Look for portability as many barbecues have poorly constructed wheels. 

“Many domestic barbecues look the part, but will not last or be able to recover quickly during a busy service. 

“Look for a barbecue that uses commercial grade stainless steel (be wary that many domestic models use stainless steel but are of light duty construction) and also check out the cooking grids – stainless steel work much better than coated ones that invariably chip and flake off in time. 

“Consider heat up times – this can be as little as six minutes. Look for good portability as many barbecues have poorly constructed wheels. Importantly, ensure the product comes with a full commercial warranty.

“Remember that you would not buy a domestic cooker for your commercial kitchen so apply the same thought process for your outdoor barbecue.”

Investment doesn’t need to break the bank, however, with Karen Swift of Cinders Barbecues adding that equipment can be ‘minimal’. 

“Equipment can be minimal but must be commercial and include a covered barbecue area outdoors if possible and a powerful wok burner,” said Swift.

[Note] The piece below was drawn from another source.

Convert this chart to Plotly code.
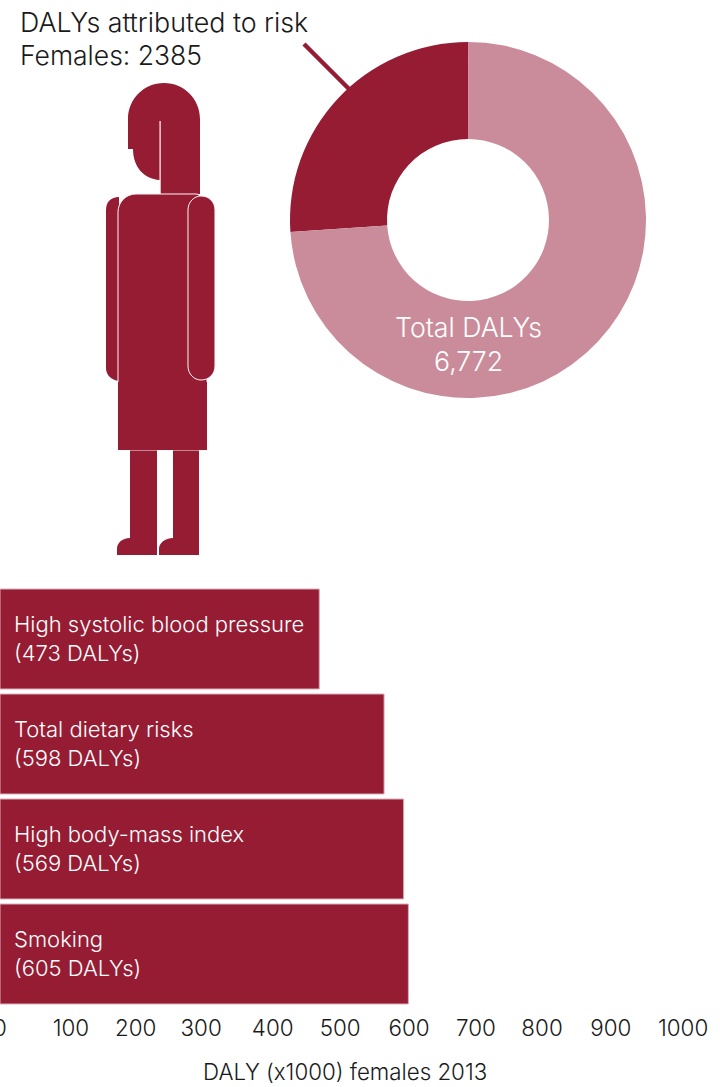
import plotly.graph_objects as go

W, H = 720, 1087
FONT = "Inter"
WEIGHT = 300
DARK = "#961C33"
LIGHT = "#CA8C9A"
EDGE = "#FDF6F7"
TEXT = "#1A1A1A"

risk_names = ["High systolic blood pressure", "Total dietary risks", "High body-mass index", "Smoking"]
risk_labels = [473, 598, 569, 605]
bar_lengths = [473, 569, 598, 605]
tick_places = [0, 105, 201, 298, 404, 504, 606, 705, 803, 905, 1012]
tick_labels = ["0", "100", "200", "300", "400", "500", "600", "700", "800", "900", "1000"]
donut_names = ["Attributed", "Other"]
donut_values = [1767, 5005]
title_lines = ["DALYs attributed to risk", "Females: 2385"]
donut_lines = ["Total DALYs", "6,772"]
axis_title = "DALY (x1000) females 2013"


def px(x):
    return x / W


def py(y):
    return (H - y) / H


def path(*items):
    out = []
    for it in items:
        if isinstance(it, str):
            out.append(it)
        else:
            out.append(f"{px(it[0]):.5f},{py(it[1]):.5f}")
    return " ".join(out)


def silhouette(d, line=None):
    return dict(type="path", xref="paper", yref="paper", path=d, fillcolor=DARK,
                line=dict(color=line or DARK, width=1 if line else 0), layer="above")


def font(size, color=TEXT):
    return dict(family=FONT, size=size, color=color, weight=WEIGHT)


shapes = [
    # left arm
    silhouette(path("M", (119, 197), "L", (119, 381), "C", (111, 380), (106, 375), (106, 368),
                    "L", (106, 210), "C", (106, 202), (111, 197), (119, 197), "Z")),
    # legs and feet
    silhouette(path("M", (130, 445), "L", (157, 445), "L", (157, 555), "L", (117, 555), "L", (117, 549),
                    "C", (117, 543), (122, 538), (130, 538), "Z")),
    silhouette(path("M", (173, 445), "L", (199, 445), "L", (199, 555), "L", (159, 555), "L", (159, 549),
                    "C", (159, 543), (165, 538), (173, 538), "Z")),
    # hair and neck
    silhouette(path("M", (128, 149), "L", (128, 119), "C", (128, 99), (144, 83), (164, 83),
                    "C", (184, 83), (200, 99), (200, 119), "L", (200, 194), "L", (160.7, 194),
                    "L", (160.7, 121), "L", (159.5, 121), "L", (159.5, 180),
                    "C", (144, 179), (133, 167), (133, 149), "Z")),
    # torso and skirt
    silhouette(path("M", (118, 450), "L", (118, 212), "C", (118, 202), (126, 194), (136, 194),
                    "L", (197, 194), "L", (207, 200), "L", (207, 450), "Z"), EDGE),
    silhouette(path("M", (118, 450), "L", (207, 450), "L", (207, 382), "L", (118, 382), "Z")),
    # right arm
    silhouette(path("M", (188, 210), "C", (188, 202), (194, 196), (201, 196), "C", (209, 196), (215, 202), (215, 210),
                    "L", (215, 366), "C", (215, 374), (209, 380), (201, 380), "C", (194, 380), (188, 374), (188, 366), "Z"), EDGE),
    # leader line
    dict(type="line", xref="paper", yref="paper", x0=px(304), y0=py(44), x1=px(349), y1=py(89),
         line=dict(color=DARK, width=4.5), layer="above"),
]

fig = go.Figure()

fig.add_trace(go.Bar(
    x=bar_lengths, y=risk_names, orientation="h", width=100 / 105,
    marker=dict(color=DARK, line=dict(color="#D9AEB8", width=1)),
    hoverinfo="skip", showlegend=False,
))

fig.add_trace(go.Pie(
    labels=donut_names, values=donut_values, hole=81 / 178, sort=False,
    direction="clockwise", rotation=-93.9, textinfo="none", hoverinfo="skip",
    marker=dict(colors=[DARK, LIGHT], line=dict(width=0)), showlegend=False,
    domain=dict(x=[px(290), px(646)], y=[py(398), py(42)]),
))


def one_line(text, x, y, anchor, size, color=TEXT):
    return dict(text=text, xref="paper", yref="paper", x=px(x), y=py(y), xanchor=anchor, yanchor="middle",
                showarrow=False, font=font(size, color))


annotations = [
    one_line(title_lines[0], 17.5, 22, "left", 26.8),
    one_line(title_lines[1], 17.5, 55, "left", 26.5),
    one_line(donut_lines[0], 468, 327, "center", 26.7, "#FFFFFF"),
    one_line(donut_lines[1], 468, 361, "center", 26.7, "#FFFFFF"),
    one_line(axis_title, 344.5, 1071, "center", 22.3),
]
for name, value in zip(risk_names, risk_labels):
    annotations.append(dict(
        text=f"{name}<br>({value} DALYs)", xref="x", yref="y", x=0, y=name, xshift=12, yshift=1, xanchor="left",
        yanchor="middle", align="left", showarrow=False, font=font(22, "#FFFFFF"),
    ))

fig.update_layout(
    width=W, height=H, margin=dict(l=0, r=0, t=0, b=0), autosize=False,
    paper_bgcolor="white", plot_bgcolor="white", shapes=shapes, annotations=annotations,
    font=dict(family=FONT, color=TEXT),
    xaxis=dict(domain=[0, 1], range=[0, W / 0.675], tickmode="array", tickvals=tick_places, ticktext=tick_labels,
               tickfont=font(22.4), showgrid=False, zeroline=False, showline=False,
               ticks="outside", ticklen=2, tickcolor="rgba(0,0,0,0)", ticklabeloverflow="allow", automargin=False),
    yaxis=dict(domain=[py(1006.5), py(586.5)], range=[3.5, -0.5], type="category", categoryorder="array",
               categoryarray=risk_names, showticklabels=False, showgrid=False, zeroline=False, showline=False,
               ticks="", automargin=False),
)

fig.write_html("out.html", config={"displayModeBar": False},
               post_script="document.body.style.margin='0';document.documentElement.style.overflow='hidden';")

“Presentation cooking is great but must be eased by good prep areas indoors and prime cooking limited to simple items for when demand is high, and skills are in short supply.

“Remember that your barbecue equipment isn’t redundant on street food nights. The flexibility of an open grill with a flat griddle accessory is all that is needed to turn out any number of culturally diverse dishes.”

Operators should think about a complete outdoor kitchen setup if space allows. 

For those operators that have the square footage, Vipas at RH Hall suggested creating an entire stand-alone barbecue or street food space, self contained, and with its own food offer.  

“When considering a barbecue area, operators should also think about a complete outdoor kitchen set up, if space allows,” he said.  

“This can include refrigeration and bottle coolers, prep space and suitable hand wash facilities, potentially creating a completely independent outdoor menu offering.”

That may be a bit ambitious for some venues, however, and for those with more modest budgets Swift at Cinders said the decor and ambience of a barbecue/street food area requires thought, but not necessarily a huge investment. 

“Setting up a BBQ or street food offer doesn’t mean throwing everything out and creating something between a barbecue shack and a ruin bar, but by going beyond normal casual dining with colour, style references and flexible seating,” said Swift.

“Bench tables are good, with louder music on barbecue nights and quieter oriental music on street food nights. Be prepared though to lose some control over who sits where and the loud crowd in the corner.”

Remember the humble burger; it is flexible enough to straddle BBQ and street food. 

And in terms of the cuisine itself, the definition of ‘street food’ is very much open to interpretation, said Swift. If you’re not sure what it means, don’t worry – no one else knows either. 

“Like barbecue, it is more of a concept,” she said. “Very few of us have ever been to Hong Kong and sat on pavement stools under the festooning lights of a so-called ruin bar and our only experience of street food will be in a disposable tray handed to us from a catering van window,” she said. 

“Its main value as an attraction seems to be in the use of the word and styling a menu to include multiple small portions or sharing platters of sometimes exotic fare.

“Street food doesn’t have to always mean Asian. Introduce African or South American-influenced menu items or go the whole hog and have a night when a particular country or culture is represented.”

And when in doubt, don’t forget the classics, said Swift. 

“Remember the humble burger,” she said. “The burger is flexible enough to straddle both barbecue and street food themes – and vegetarians – but make a real effort not to become a burger joint!”